Find a spare 10 minutes
Surprisingly, you can achieve a lot in ten minutes, and it’s not a difficult amount of time to free up in your day. So if you really are too busy or too lazy to get in a half hour workout, make a commitment to move for ten minutes and give it all you’ve got. Just think: It’s ten minutes!
“If you are doing a very short session, I would suggest keeping your heart rate high the entire time by incorporating multi-joint movements such as burpees, squats, moving lunges, bear crawls and star jumps,” insists Andrew. “Look at doing an AMRAP session (As Many Rounds As Possible) in ten minutes.”

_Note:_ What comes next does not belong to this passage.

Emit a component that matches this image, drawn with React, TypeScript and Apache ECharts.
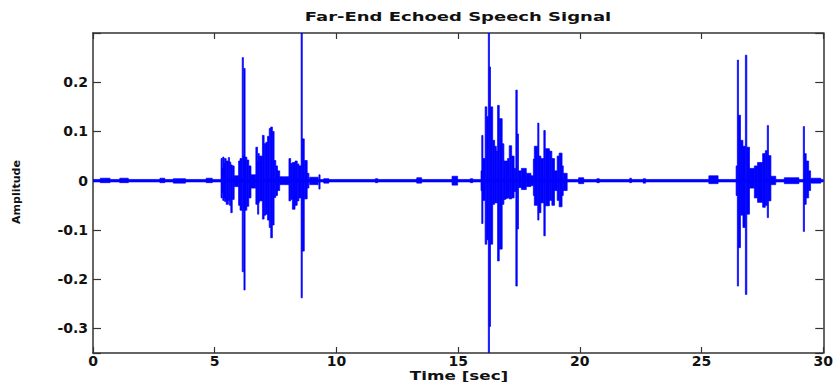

Here is one of Andrew’s suggested AMRAP workouts:
- 5 burpees
- 10 mountain climbers
- 10m bear crawls forward/reverse
- 10 lunges
- 5 jump squats
Commit, but don’t over commit
For some, working out 5-6 times a week is unrealistic. It’s certainly something you can work up to, but the goal here is consistency. To start out, Andrew recommends doing three hard sessions per week and two active recovery sessions, such as walking, yoga or stretching. Once you’ve become accustom to this routine, “bump it up to 4/5 hard sessions, 2/3 active recovery and at least one day completely rested.” Regardless, Andrew recommends moving at least four times a week to see results.
Keep it fun
Time and time again we’re advised to participate in forms of exercise that we enjoy, and for Andrew, this is partly how he keeps in shape. “I make sure that I am doing what I love. Exercising should not be a chore.”
He explains: “I like to train in many different codes of fitness as I love to try new things. It keeps me entertained and it allows me to learn new techniques and have new ideas that I can then incorporate into my own workouts.”
Not sure where to start? The sports ambassador insists there are many creative and fun ways to keep active, including joining an individual or team sport, pursuing hobbies, gym, boot camps, surfing or rowing. “You should be able to find something that you enjoy doing.”
Shift your focus
Ever heard of the saying “what you resist, persists?” If you continue to focus on the number on the scale or the centimetres around your waistline, the desired results are likely to evade you. Instead, try a more positive approach, such as Andrews: “What I like is to set performance goals rather than goals that are based on weight or measurements.
“I feel that if you become a stronger, faster, fitter version of yourself then you should start not only looking and feeling better, but also being stronger and healthier too. I really like to have events to look forward too as well as it encourages me to stay disciplined and on track.”